Sepeninggalan Molly, Ben berusaha keras mengusir kesepian batinnya, semua begitu terasa hampa. Ia pergi keliling kota di berbagai Negara, hingga rutin mengunjungi anak dan cucunya yang hidup terpisah di kota lain. Namun usaha itu tetap tidak mampu menggantikan sosok Molly dalam hidupnya.

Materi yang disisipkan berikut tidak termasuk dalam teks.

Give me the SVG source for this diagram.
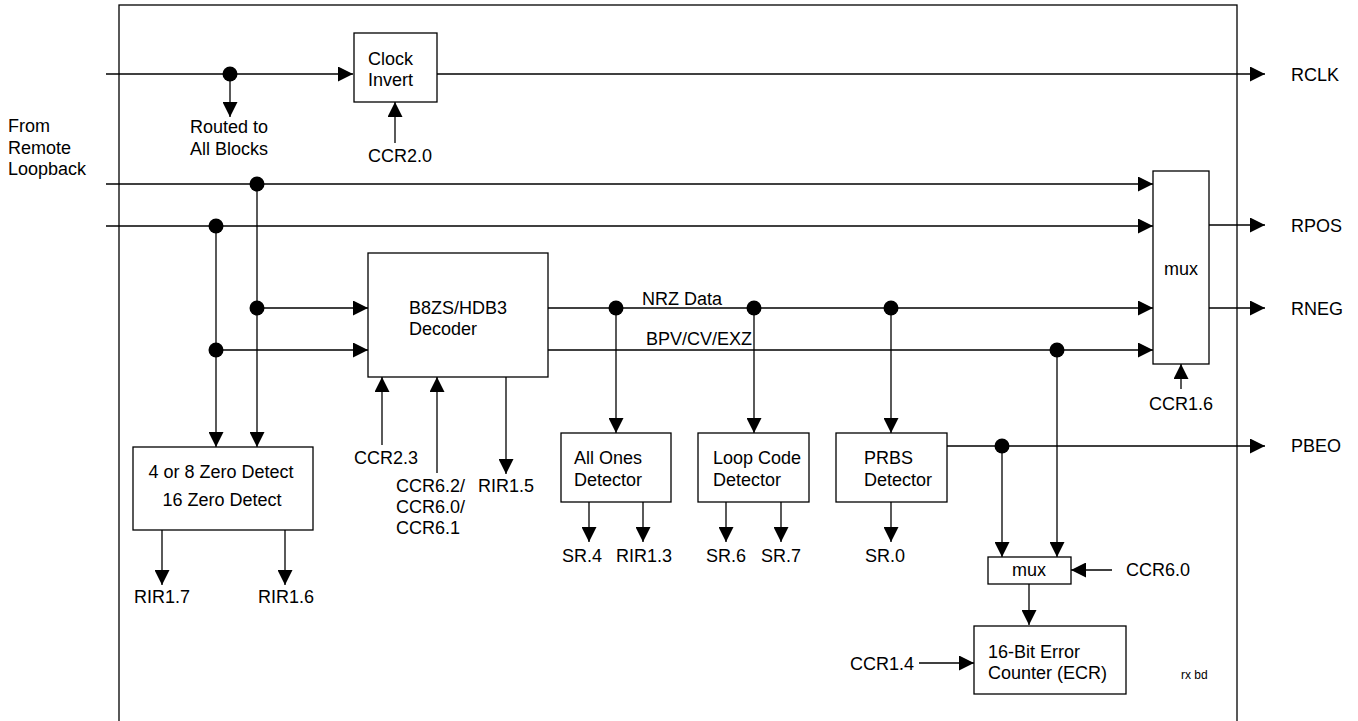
<svg xmlns="http://www.w3.org/2000/svg" width="1358" height="721" viewBox="0 0 1358 721">
<style>
text{font-family:"Liberation Sans",Arial,sans-serif;font-size:18px;fill:#000}
.c{text-anchor:middle}
.box{fill:#fff;stroke:#000;stroke-width:1.3}
.w{fill:none;stroke:#000;stroke-width:1.3}
.a{marker-end:url(#arr)}
.dot{fill:#000}
</style>
<defs>
<marker id="arr" markerUnits="userSpaceOnUse" markerWidth="15" markerHeight="15" refX="15" refY="7.5" orient="auto">
<path d="M0,0 L15,7.5 L0,15 z" fill="#000"/>
</marker>
</defs>
<rect width="1358" height="721" fill="#fff"/>
<rect id="frame" x="119" y="5" width="1118" height="730" fill="none" stroke="#000" stroke-width="1.3"/>

<g id="connectors">
<path class="w a" d="M106,74 H353"/>
<path class="w a" d="M230,74 V117"/>
<path class="w a" d="M395,143 V102"/>
<path class="w a" d="M437,74 H1265"/>
<path class="w a" d="M106,184 H1153"/>
<path class="w a" d="M106,226 H1153"/>
<path class="w a" d="M216,226 V447"/>
<path class="w a" d="M257,184 V447"/>
<path class="w a" d="M257,308 H368"/>
<path class="w a" d="M216,350 H368"/>
<path class="w a" d="M548,308 H1153"/>
<path class="w a" d="M548,350 H1153"/>
<path class="w a" d="M616,308 V433"/>
<path class="w a" d="M754,308 V433"/>
<path class="w a" d="M891,308 V433"/>
<path class="w a" d="M382,445 V377"/>
<path class="w a" d="M437,473 V377"/>
<path class="w a" d="M506,377 V474"/>
<path class="w a" d="M162,530 V585"/>
<path class="w a" d="M285,530 V585"/>
<path class="w a" d="M589,502 V542"/>
<path class="w a" d="M643,502 V542"/>
<path class="w a" d="M726,502 V542"/>
<path class="w a" d="M781,502 V542"/>
<path class="w a" d="M891,502 V542"/>
<path class="w a" d="M1209,225 H1265"/>
<path class="w a" d="M1209,308 H1265"/>
<path class="w a" d="M1181,389 V364"/>
<path class="w a" d="M947,446 H1265"/>
<path class="w a" d="M1002,446 V557"/>
<path class="w a" d="M1057,350 V557"/>
<path class="w a" d="M1112,570 H1071"/>
<path class="w a" d="M1029,584 V625"/>
<path class="w a" d="M919,663 H974"/>
<circle class="dot" cx="230" cy="74" r="7.5"/>
<circle class="dot" cx="257" cy="184" r="7.5"/>
<circle class="dot" cx="216" cy="226" r="7.5"/>
<circle class="dot" cx="257" cy="308" r="7.5"/>
<circle class="dot" cx="216" cy="350" r="7.5"/>
<circle class="dot" cx="616" cy="308" r="7.5"/>
<circle class="dot" cx="754" cy="308" r="7.5"/>
<circle class="dot" cx="891" cy="308" r="7.5"/>
<circle class="dot" cx="1057" cy="350" r="7.5"/>
<circle class="dot" cx="1002" cy="446" r="7.5"/>
</g>

<g id="labels">
<text x="8" y="132">From</text>
<text x="8" y="154">Remote</text>
<text x="8" y="175">Loopback</text>
<text class="c" x="229" y="133">Routed to</text>
<text class="c" x="229" y="155">All Blocks</text>
<text class="c" x="400" y="162">CCR2.0</text>
<text x="1291" y="81">RCLK</text>
<text x="1291" y="232">RPOS</text>
<text x="1291" y="315">RNEG</text>
<text x="1291" y="452">PBEO</text>
<text class="c" x="1181" y="410">CCR1.6</text>
<text x="642" y="305">NRZ Data</text>
<text x="646" y="345">BPV/CV/EXZ</text>
<text x="354" y="464">CCR2.3</text>
<text x="396" y="492">CCR6.2/</text>
<text x="396" y="513">CCR6.0/</text>
<text x="396" y="534">CCR6.1</text>
<text class="c" x="506" y="492">RIR1.5</text>
<text class="c" x="162" y="603">RIR1.7</text>
<text class="c" x="286" y="603">RIR1.6</text>
<text class="c" x="582" y="562">SR.4</text>
<text class="c" x="644" y="562">RIR1.3</text>
<text class="c" x="726" y="562">SR.6</text>
<text class="c" x="781" y="562">SR.7</text>
<text class="c" x="885" y="562">SR.0</text>
<text x="1126" y="576">CCR6.0</text>
<text x="850" y="670">CCR1.4</text>
<text x="1181" y="679" style="font-size:12px">rx bd</text>
</g>

<g id="clock-invert">
<rect class="box" x="354" y="33" width="83" height="69"/>
<text x="368" y="65">Clock</text>
<text x="368" y="86">Invert</text>
</g>
<g id="decoder">
<rect class="box" x="368" y="253" width="180" height="124"/>
<text x="409" y="314">B8ZS/HDB3</text>
<text x="409" y="335">Decoder</text>
</g>
<g id="zero-detect">
<rect class="box" x="133" y="447" width="180" height="83"/>
<text class="c" x="221" y="478">4 or 8 Zero Detect</text>
<text class="c" x="222" y="506">16 Zero Detect</text>
</g>
<g id="all-ones">
<rect class="box" x="561" y="433" width="110" height="69"/>
<text x="574" y="464">All Ones</text>
<text x="574" y="486">Detector</text>
</g>
<g id="loop-code">
<rect class="box" x="698" y="433" width="111" height="69"/>
<text x="713" y="464">Loop Code</text>
<text x="713" y="486">Detector</text>
</g>
<g id="prbs">
<rect class="box" x="836" y="433" width="111" height="69"/>
<text x="864" y="464">PRBS</text>
<text x="864" y="486">Detector</text>
</g>
<g id="mux-main">
<rect class="box" x="1153" y="171" width="56" height="193"/>
<text class="c" x="1181" y="275">mux</text>
</g>
<g id="mux-ecr">
<rect class="box" x="988" y="557" width="83" height="27"/>
<text class="c" x="1029" y="576">mux</text>
</g>
<g id="ecr">
<rect class="box" x="974" y="626" width="152" height="68"/>
<text x="988" y="658">16-Bit Error</text>
<text x="988" y="679">Counter (ECR)</text>
</g>
</svg>
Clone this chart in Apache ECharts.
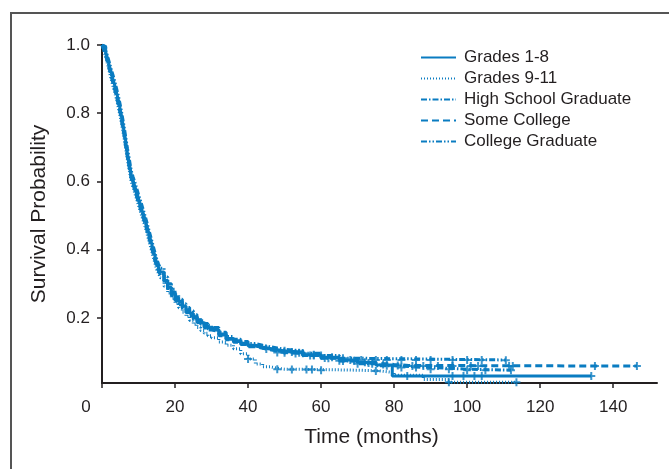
<!DOCTYPE html>
<html>
<head>
<meta charset="utf-8">
<script src="https://cdn.jsdelivr.net/npm/echarts@6/dist/echarts.min.js"></script>
<style>
  html, body { margin: 0; padding: 0; background: #fff; }
  #chart { width: 669px; height: 469px; }
</style>
</head>
<body>
<div id="chart"></div>
<script>
// survival curves (Kaplan-Meier steps)
var groups = ['Grades 1-8', 'Grades 9-11', 'High School Graduate', 'Some College', 'College Graduate']

// months where the early readings were taken
var early = [0, 0.5, 1, 1.5, 2, 2.5, 3, 3.5, 4, 4.5, 5, 5.5, 6, 6.5, 7, 7.5, 8, 8.5, 9, 9.5, 10, 10.5, 11, 11.5, 12, 12.5, 13, 13.5, 14, 14.5, 15, 15.5, 16,
  17, 18, 19, 20, 21, 22, 23, 24, 25, 26, 27, 28, 29, 30,
  32, 34, 36, 38, 40, 42, 44, 46, 48, 50]

var g18Time = early.concat([55, 60, 65, 70, 75, 79.5, 134])
var g18Surv = [1.0, 0.995, 0.98, 0.962, 0.94, 0.922, 0.9, 0.882, 0.86, 0.838, 0.81, 0.782, 0.75, 0.718, 0.68, 0.652, 0.62, 0.604, 0.585, 0.57, 0.55, 0.534, 0.515, 0.5, 0.48, 0.462, 0.44, 0.422, 0.4, 0.382, 0.36, 0.348, 0.335,
  0.31, 0.29, 0.275, 0.26, 0.248, 0.235, 0.224, 0.214, 0.204, 0.194, 0.186, 0.178, 0.171, 0.166,
  0.153, 0.14, 0.133, 0.126, 0.12, 0.115, 0.111, 0.107, 0.103, 0.1,
  0.092, 0.085, 0.077, 0.07, 0.062, 0.03, 0.03]
var g18Cens = [52, 58, 63, 68, 72, 83.6, 96, 99, 102, 104, 134]

var g911Time = early.concat([60, 70, 76, 80, 88, 95, 113.5])
var g911Surv = [1.0, 0.985, 0.965, 0.945, 0.922, 0.9, 0.88, 0.86, 0.84, 0.815, 0.79, 0.76, 0.73, 0.695, 0.66, 0.63, 0.6, 0.582, 0.565, 0.548, 0.53, 0.512, 0.495, 0.478, 0.46, 0.44, 0.42, 0.4, 0.38, 0.36, 0.342, 0.33, 0.318,
  0.293, 0.273, 0.258, 0.243, 0.23, 0.217, 0.205, 0.193, 0.182, 0.172, 0.163, 0.155, 0.148, 0.142,
  0.13, 0.12, 0.11, 0.095, 0.08, 0.065, 0.057, 0.053, 0.05, 0.049,
  0.047, 0.045, 0.04, 0.032, 0.02, 0.012, 0.012]
var g911Cens = [40, 48, 52, 56, 57.5, 60, 75, 95, 113.5]

var hsTime = early.concat([55, 60, 65, 70, 75, 80, 90, 100, 112])
var hsSurv = [1.0, 0.99, 0.975, 0.955, 0.935, 0.915, 0.895, 0.875, 0.855, 0.83, 0.805, 0.775, 0.745, 0.71, 0.675, 0.645, 0.615, 0.597, 0.58, 0.562, 0.545, 0.527, 0.51, 0.492, 0.475, 0.455, 0.435, 0.415, 0.395, 0.375, 0.355, 0.342, 0.33,
  0.305, 0.285, 0.27, 0.255, 0.243, 0.23, 0.22, 0.21, 0.2, 0.19, 0.182, 0.174, 0.168, 0.163,
  0.15, 0.138, 0.131, 0.124, 0.118, 0.113, 0.109, 0.105, 0.101, 0.098,
  0.09, 0.082, 0.074, 0.066, 0.06, 0.055, 0.05, 0.047, 0.047]
var hsCens = [45, 50, 54, 58, 62, 66, 70, 74, 78, 82, 86, 90, 95, 100, 105, 112]

var scTime = early.concat([55, 60, 65, 70, 75, 80, 84, 146.5])
var scSurv = [1.0, 0.985, 0.97, 0.948, 0.93, 0.908, 0.888, 0.868, 0.848, 0.822, 0.798, 0.768, 0.738, 0.702, 0.668, 0.638, 0.608, 0.59, 0.574, 0.555, 0.538, 0.52, 0.503, 0.486, 0.468, 0.448, 0.428, 0.408, 0.388, 0.368, 0.35, 0.337, 0.325,
  0.3, 0.28, 0.266, 0.251, 0.239, 0.226, 0.216, 0.206, 0.196, 0.187, 0.179, 0.171, 0.165, 0.16,
  0.148, 0.136, 0.129, 0.122, 0.116, 0.111, 0.107, 0.103, 0.099, 0.096,
  0.09, 0.083, 0.075, 0.068, 0.064, 0.061, 0.059, 0.059]
var scCens = [48, 53, 57, 61, 65, 69, 73, 77, 81, 85, 88, 92, 96, 101, 103, 111.5, 112.5, 135, 146.5]

var cgTime = early.concat([55, 60, 65, 70, 110.6])
var cgSurv = [1.0, 0.995, 0.985, 0.968, 0.95, 0.93, 0.912, 0.893, 0.872, 0.85, 0.825, 0.795, 0.765, 0.73, 0.695, 0.665, 0.632, 0.614, 0.598, 0.58, 0.562, 0.545, 0.528, 0.51, 0.492, 0.472, 0.452, 0.432, 0.412, 0.392, 0.372, 0.358, 0.346,
  0.32, 0.3, 0.284, 0.268, 0.255, 0.242, 0.231, 0.221, 0.21, 0.2, 0.192, 0.184, 0.178, 0.172,
  0.158, 0.146, 0.138, 0.131, 0.125, 0.12, 0.116, 0.112, 0.108, 0.104,
  0.097, 0.09, 0.082, 0.077, 0.076]
var cgCens = [50, 55, 60, 66, 71, 75, 78, 82, 86, 90, 96, 100, 104, 110.6]

var xTicks = [0, 20, 40, 60, 80, 100, 120, 140]
var yTicks = [0.2, 0.4, 0.6, 0.8, 1.0]

var blue = '#0a7cc1'
var ink = '#231f20'
var dashes = ['solid', [1, 2], [6, 2, 1.5, 2], [7, 4], [6, 2, 1.5, 2, 1.5, 2]]
var times = [g18Time, g911Time, hsTime, scTime, cgTime]
var survs = [g18Surv, g911Surv, hsSurv, scSurv, cgSurv]
var cens = [g18Cens, g911Cens, hsCens, scCens, cgCens]

function survAt(t, ts, vs) {
  var v = vs[0]
  for (var i = 0; i < ts.length; i++) {
    if (ts[i] <= t) v = vs[i]
  }
  return v
}

var plus = 'path://M3,0H5V3H8V5H5V8H3V5H0V3H3Z'
var series = []
for (var g = 0; g < groups.length; g++) {
  var pts = []
  for (var i = 0; i < times[g].length; i++) pts.push([times[g][i], survs[g][i]])
  series.push({
    name: groups[g],
    type: 'line',
    step: 'end',
    data: pts,
    showSymbol: false,
    symbol: 'none',
    lineStyle: { color: blue, width: 3, type: dashes[g] },
    itemStyle: { color: blue },
    silent: true
  })
  var cp = []
  for (var k = 0; k < cens[g].length; k++) cp.push([cens[g][k], survAt(cens[g][k], times[g], survs[g])])
  series.push({
    name: groups[g] + ' censored',
    type: 'scatter',
    data: cp,
    symbol: plus,
    symbolSize: 8,
    itemStyle: { color: blue },
    silent: true
  })
}

var chart = echarts.init(document.getElementById('chart'))
chart.setOption({
  animation: false,
  backgroundColor: '#fff',
  textStyle: { fontFamily: 'Liberation Sans' },
  graphic: [{
    type: 'rect',
    shape: { x: 11, y: 13, width: 800, height: 600 },
    style: { fill: null, stroke: '#555', lineWidth: 2 },
    z: -10
  }],
  grid: { left: 102, right: 12, top: 45, bottom: 86 },
  legend: {
    data: groups,
    orient: 'vertical',
    left: 420,
    top: 49,
    padding: 0,
    itemWidth: 35,
    itemHeight: 14,
    itemGap: 4,
    itemStyle: { opacity: 0 },
    lineStyle: { width: 2 },
    textStyle: { fontSize: 17, color: ink, fontFamily: 'Liberation Sans', lineHeight: 16, padding: [0, 0, 0, 3] },
    selectedMode: false
  },
  xAxis: {
    type: 'value',
    min: 0,
    max: 152,
    name: 'Time (months)',
    nameLocation: 'middle',
    nameGap: 44,
    nameTextStyle: { fontSize: 21, color: ink, padding: [0, 16, 0, 0] },
    splitLine: { show: false },
    axisLine: { lineStyle: { color: ink, width: 2 } },
    axisTick: { show: true, length: 5, customValues: xTicks, lineStyle: { color: ink, width: 1.5 } },
    axisLabel: {
      customValues: xTicks,
      fontSize: 17,
      color: ink,
      margin: 16,
      formatter: function (v) { return v === 0 ? '{z|0}' : String(v) },
      rich: { z: { fontSize: 17, color: ink, fontFamily: 'Liberation Sans', padding: [0, 32, 0, 0] } }
    }
  },
  yAxis: {
    type: 'value',
    min: 0.0095,
    max: 1.0,
    name: 'Survival Probability',
    nameLocation: 'middle',
    nameGap: 52,
    nameTextStyle: { fontSize: 21, color: ink },
    splitLine: { show: false },
    axisLine: { show: true, lineStyle: { color: ink, width: 2 } },
    axisTick: { show: true, length: 5, customValues: yTicks, lineStyle: { color: ink, width: 1.5 } },
    axisLabel: {
      customValues: yTicks,
      fontSize: 17,
      color: ink,
      margin: 12,
      formatter: function (v) { return v.toFixed(1) }
    }
  },
  series: series
})
</script>
</body>
</html>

Sebagai laki-laki, Ben membiasakan diri hidup dengan disiplin dan mandiri. Ia terbiasa menyiapkan sarapan dan kopi untuk istri. Mengatur letak dasi, celana, baju, kaos, jam tangan di tempatnya. Tata letak semua barang-barang di rumah tertata dengan rapi adalah Ben sendiri. Namun kehilangan Molly berarti hilangnya separuh jiwa, batinnya terasa begitu hampa.
Lowongan Program Magang
Usai berbelanja rutin, ia menemukan iklan tertempel di tembok. Isinya tentang lowongan program magang untuk warga senior di sebuah perusahaan online shop bernama ”About the Fit”. Dia bergegas melamar dan diterima. Perusahaan di bidang Majalah Fashion itu pengelolanya adalah Jules Ostin. Ia seorang perempuan muda, modis, cantik.
Jules pekerja keras, ulet dan sedikit tidur karena kesibukannya. Ia pun memutuskkan untuk tidak banyak bergaul dengan bayak orang. Jujur mengakui dirinnya sebagai pribadi yang selfish, tidak berbasa basi, dan sulit menerima pendapat orang lain.
Jules mengemukakan semua sifat pribadinya itu kepada Ben. Ia mengabaikan kehadiran sosok Ben yang dianggap terlalu tua, seumuran ibunya. Sebagai pegawai magang, pasti tidak akan banyak berguna.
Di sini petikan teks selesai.